• [Challenge] Collect each line containing "this".

• [Extracted records]
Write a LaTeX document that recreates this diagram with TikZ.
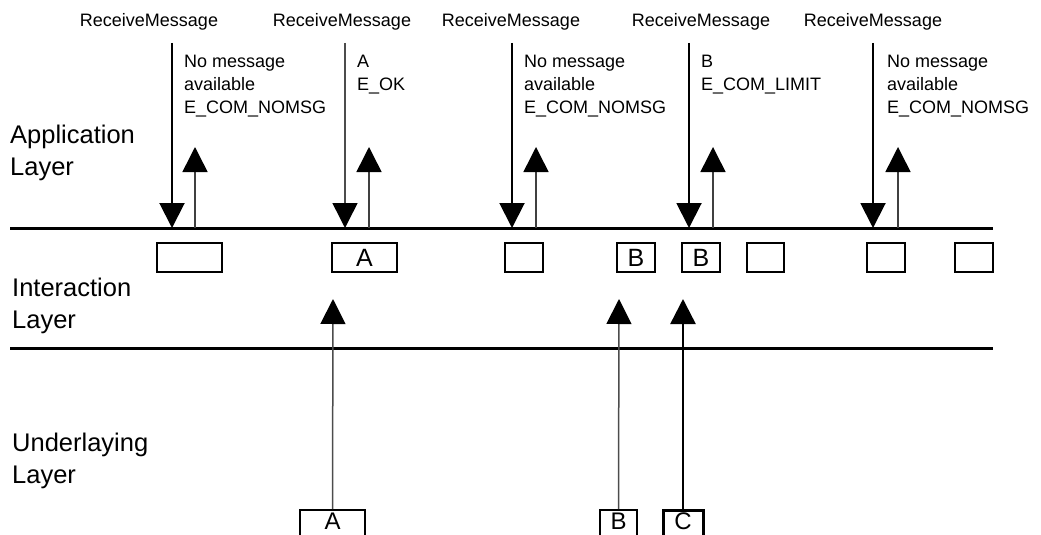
\documentclass[tikz,border=0pt]{standalone}
\usepackage{fontspec}
\setmainfont{Liberation Sans}
\usetikzlibrary{arrows.meta}

\begin{document}
\begin{tikzpicture}[x=1pt,y=-1pt,
  callname/.style={font=\fontsize{18}{23}\selectfont, inner sep=0pt, anchor=base},
  note/.style={font=\fontsize{18}{23}\selectfont, inner sep=0pt, align=left, anchor=north west},
  layer/.style={font=\fontsize{25.5}{32}\selectfont, inner sep=0pt, align=left, anchor=north west},
  rail/.style={line width=3pt},
  buf/.style={draw, line width=2.8pt, minimum height=29pt, inner sep=0pt,
    font=\fontsize{25}{25}\selectfont},
  src/.style={draw, line width=2pt, minimum height=40pt, inner sep=0pt, anchor=north},
  srclbl/.style={font=\fontsize{24}{24}\selectfont, inner sep=0pt, anchor=north},
  tip/.style={-{Triangle[width=25pt,length=25pt,color=black]}},
  call/.style={tip, line width=2pt},
  callthin/.style={tip, line width=1.5pt, black!70},
  ret/.style={tip, line width=1.5pt, black!75},
  feed/.style={tip, line width=1.5pt, black!70},
  feedbold/.style={tip, line width=2.5pt},
]
\useasboundingbox (0,0) rectangle (1041,535);
\clip (0,0) rectangle (1041,535);

% layer boundaries
\coordinate (r1w) at (10,228);  \coordinate (r1e) at (993,228);
\coordinate (r2w) at (10,348);  \coordinate (r2e) at (993,348);
\draw[rail] (r1w) -- (r1e);
\draw[rail] (r2w) -- (r2e);

% layer names
\node[layer] (app) at (10,125) {Application\\Layer};
\node[layer] (ia)  at (12,278) {Interaction\\Layer};
\node[layer] (ul)  at (12,433) {Underlaying\\Layer};

% ReceiveMessage calls
\node[callname] (rm1) at (149,27) {ReceiveMessage};
\node[callname] (rm2) at (342,27) {ReceiveMessage};
\node[callname] (rm3) at (511,27) {ReceiveMessage};
\node[callname] (rm4) at (701,27) {ReceiveMessage};
\node[callname] (rm5) at (873,27) {ReceiveMessage};

% results returned to the application
\node[note] (res1) at (184,55) {No message\\available\\E\_COM\_NOMSG};
\node[note] (res2) at (357,55) {A\\E\_OK};
\node[note] (res3) at (524,55) {No message\\available\\E\_COM\_NOMSG};
\node[note] (res4) at (701,55) {B\\E\_COM\_LIMIT};
\node[note] (res5) at (887,55) {No message\\available\\E\_COM\_NOMSG};

% call / return arrows
\foreach \i/\xd/\xu in {1/172/195, 2/345/369, 3/512/536, 4/689/713, 5/873/898}{
  \coordinate (cs\i) at (\xd,43);  \coordinate (ce\i) at (\xd,228);
  \coordinate (rs\i) at (\xu,228); \coordinate (re\i) at (\xu,147);
}
\draw[call]     (cs1) -- (ce1);
\draw[callthin] (cs2) -- (ce2);
\draw[call]     (cs3) -- (ce3);
\draw[call]     (cs4) -- (ce4);
\draw[call]     (cs5) -- (ce5);
\foreach \i in {1,...,5}{ \draw[ret] (rs\i) -- (re\i); }

% message buffer states in the interaction layer
\node[buf, minimum width=65pt] (b1) at (189.5,257.5) {};
\node[buf, minimum width=65pt] (b2) at (364.5,257.5) {A};
\node[buf, minimum width=38pt] (b3) at (524,257.5) {};
\node[buf, minimum width=38pt] (b4) at (636,257.5) {B};
\node[buf, minimum width=38pt] (b5) at (701,257.5) {B};
\node[buf, minimum width=37pt] (b6) at (765.5,257.5) {};
\node[buf, minimum width=38pt] (b7) at (886,257.5) {};
\node[buf, minimum width=38pt] (b8) at (974,257.5) {};

% messages arriving from the underlaying layer (frames run past the lower edge)
\node[src, minimum width=65pt] (uA) at (332.5,509) {};
\node[src, minimum width=37pt] (uB) at (618.5,509) {};
\node[src, minimum width=40pt, line width=3pt] (uC) at (683,509) {};
\node[srclbl] (lA) at (332.5,512.5) {A};
\node[srclbl] (lB) at (618.5,512.5) {B};
\node[srclbl] (lC) at (683,512.5) {C};
\coordinate (tA) at (333,299);
\coordinate (tB) at (619,299);
\coordinate (tC) at (683,299);
\draw[feed]     (uA.north) -- (tA);
\draw[feed]     (uB.north) -- (tB);
\draw[feedbold] (uC.north) -- (tC);
\end{tikzpicture}
\end{document}
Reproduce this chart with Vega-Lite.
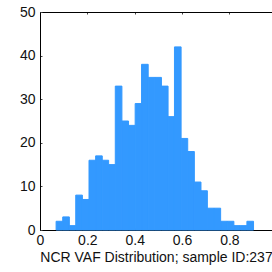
{
  "$schema": "https://vega.github.io/schema/vega-lite/v6.json",
  "autosize": "none",
  "width": 232,
  "height": 218,
  "padding": {"left": 40, "top": 12, "right": 0, "bottom": 42},
  "background": "white",
  "config": {
    "view": {"stroke": null},
    "font": "Liberation Sans",
    "axis": {"labelFont": "Liberation Sans", "titleFont": "Liberation Sans", "labelFontSize": 14, "titleFontSize": 14, "labelColor": "#111", "titleColor": "#111", "titleFontWeight": "normal", "domainColor": "black", "domainWidth": 1, "tickColor": "#444", "grid": false}
  },
  "data": {"values": [
    {"x0": 0.068, "x1": 0.096, "count": 2},
    {"x0": 0.096, "x1": 0.124, "count": 3},
    {"x0": 0.124, "x1": 0.151, "count": 1},
    {"x0": 0.151, "x1": 0.179, "count": 8},
    {"x0": 0.179, "x1": 0.207, "count": 7},
    {"x0": 0.207, "x1": 0.235, "count": 16},
    {"x0": 0.235, "x1": 0.263, "count": 17},
    {"x0": 0.263, "x1": 0.290, "count": 16},
    {"x0": 0.290, "x1": 0.318, "count": 15},
    {"x0": 0.318, "x1": 0.346, "count": 33},
    {"x0": 0.346, "x1": 0.374, "count": 25},
    {"x0": 0.374, "x1": 0.402, "count": 24},
    {"x0": 0.402, "x1": 0.429, "count": 29},
    {"x0": 0.429, "x1": 0.457, "count": 38},
    {"x0": 0.457, "x1": 0.485, "count": 35},
    {"x0": 0.485, "x1": 0.513, "count": 35},
    {"x0": 0.513, "x1": 0.541, "count": 33},
    {"x0": 0.541, "x1": 0.568, "count": 26},
    {"x0": 0.568, "x1": 0.596, "count": 42},
    {"x0": 0.596, "x1": 0.624, "count": 21},
    {"x0": 0.624, "x1": 0.652, "count": 18},
    {"x0": 0.652, "x1": 0.680, "count": 11},
    {"x0": 0.680, "x1": 0.707, "count": 9},
    {"x0": 0.707, "x1": 0.735, "count": 5},
    {"x0": 0.735, "x1": 0.763, "count": 5},
    {"x0": 0.763, "x1": 0.791, "count": 2},
    {"x0": 0.791, "x1": 0.819, "count": 2},
    {"x0": 0.819, "x1": 0.846, "count": 1},
    {"x0": 0.846, "x1": 0.874, "count": 1},
    {"x0": 0.874, "x1": 0.902, "count": 2}
  ]},
  "resolve": {"axis": {"x": "independent"}},
  "layer": [
    {
      "mark": {"type": "bar", "fill": "#3399ff", "stroke": "#3399ff", "strokeWidth": 1},
      "encoding": {
        "x": {"field": "x0", "type": "quantitative", "scale": {"domain": [0, 0.98], "nice": false, "zero": false}, "title": "NCR VAF Distribution; sample ID:237",
          "axis": {"values": [0, 0.2, 0.4, 0.6, 0.8], "format": "~g", "tickSize": -2, "labelPadding": 5, "titlePadding": 3, "labelFlush": false, "labelOverlap": false}},
        "x2": {"field": "x1"},
        "y": {"field": "count", "type": "quantitative", "scale": {"domain": [0, 50], "nice": false}, "title": null,
          "axis": {"values": [0, 10, 20, 30, 40, 50], "tickSize": -2, "labelPadding": 7, "labelFlush": false, "labelOverlap": false}},
        "y2": {"datum": 0}
      }
    },
    {
      "mark": {"type": "point", "opacity": 0},
      "encoding": {
        "x": {"field": "x0", "type": "quantitative", "title": null,
          "axis": {"orient": "top", "values": [0, 0.2, 0.4, 0.6, 0.8], "labels": false, "tickSize": -2}}
      }
    }
  ]
}
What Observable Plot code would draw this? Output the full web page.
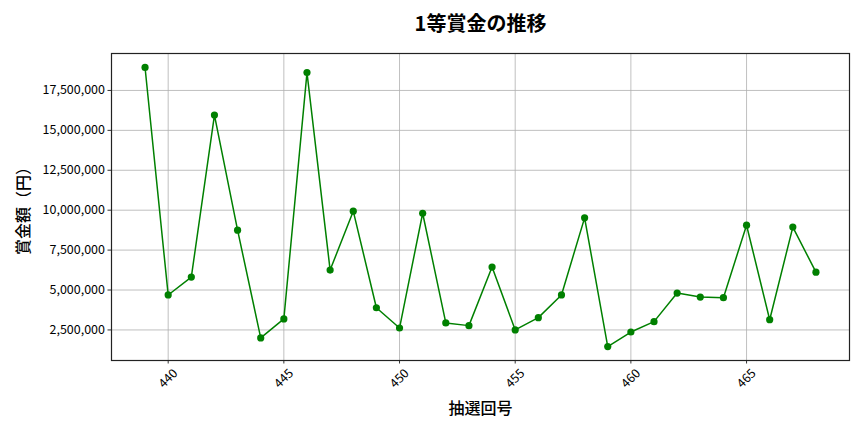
<!DOCTYPE html>
<html><head><meta charset="utf-8">
<script src="https://cdn.jsdelivr.net/npm/d3@7"></script>
<script src="https://cdn.jsdelivr.net/npm/@observablehq/plot@0.6"></script>
<style>body{margin:0;background:#fff;font-family:"Noto Sans CJK JP","Noto Sans",sans-serif;}</style>
</head><body><div id="chart"></div>
<script>
const draws = [439,440,441,442,443,444,445,446,447,448,449,450,451,452,453,454,455,456,457,458,459,460,461,462,463,464,465,466,467,468];
const prizes = [18940000,4690000,5810000,15960000,8750000,2000000,3190000,18620000,6250000,9940000,3890000,2620000,9810000,2940000,2770000,6440000,2500000,3270000,4690000,9520000,1460000,2370000,3020000,4810000,4560000,4520000,9060000,3140000,8940000,6120000];
const xTicks = [440,445,450,455,460,465];
const yTicks = [2500000,5000000,7500000,10000000,12500000,15000000,17500000];
const title = "1等賞金の推移";
const xLabel = "抽選回号";
const yLabel = "賞金額（円）";

const data = draws.map((d,i)=>({draw:d, prize:prizes[i]}));
const font = '"Noto Sans CJK JP", sans-serif';

const chart = Plot.plot({
  width: 864, height: 432,
  marginTop: 53, marginBottom: 72, marginLeft: 111, marginRight: 15,
  style: {fontFamily: font, fontSize: "12px", color: "#000", background: "#fff"},
  x: {domain: [437.55, 469.45]},
  y: {domain: [586000, 19814000]},
  marks: [
    Plot.gridX(xTicks, {stroke: "#b0b0b0", strokeOpacity: 1, strokeWidth: 0.8}),
    Plot.gridY(yTicks, {stroke: "#b0b0b0", strokeOpacity: 1, strokeWidth: 0.8}),
    Plot.axisY(yTicks, {tickFormat: d3.format(","), tickSize: 3.5, tickPadding: 3, stroke: "#333", fontSize: 12.5, label: null}),
    Plot.axisX(xTicks, {tickSize: 3.5, tickFormat: () => "", stroke: "#333", label: null}),
    Plot.text(xTicks, {x: d => d, text: d => String(d), frameAnchor: "bottom", lineAnchor: "middle", dy: 18, rotate: -45, textAnchor: "middle", fontSize: 12.5}),
    Plot.frame({stroke: "#222", strokeWidth: 1.2}),
    Plot.line(data, {x: "draw", y: "prize", stroke: "green", strokeWidth: 1.5}),
    Plot.dot(data, {x: "draw", y: "prize", fill: "green", r: 3.6}),
    Plot.text([title], {frameAnchor: "top", lineAnchor: "middle", textAnchor: "middle", dy: -29, fontSize: 20, fontWeight: "bold", text: d => d}),
    Plot.text([xLabel], {frameAnchor: "bottom", lineAnchor: "middle", textAnchor: "middle", dy: 48, fontSize: 16, fontWeight: 500, text: d => d}),
    Plot.text([yLabel], {frameAnchor: "left", lineAnchor: "middle", textAnchor: "middle", dx: -88, rotate: -90, fontSize: 16, fontWeight: 500, text: d => d})
  ]
});
document.getElementById("chart").appendChild(chart);
</script>
</body></html>
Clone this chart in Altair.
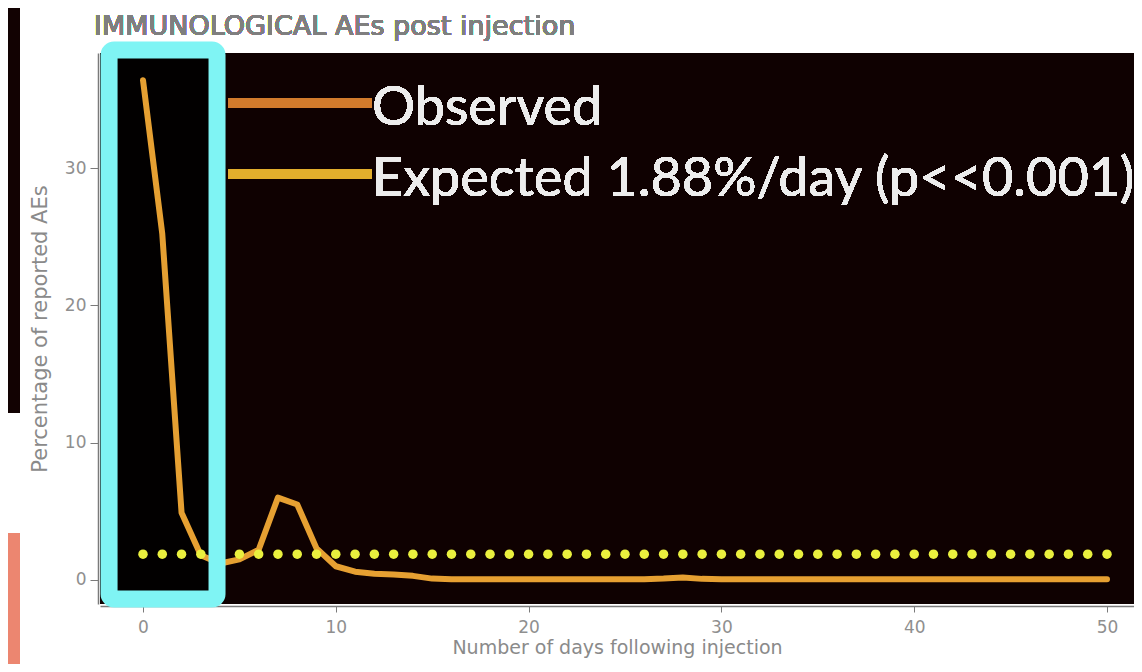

• [Task output]
Write a LaTeX document that recreates this diagram with TikZ.
Reproduce this chart with Vega-Lite.
What Observable Plot code would draw this? Output the full web page.
Clone this chart in Altair.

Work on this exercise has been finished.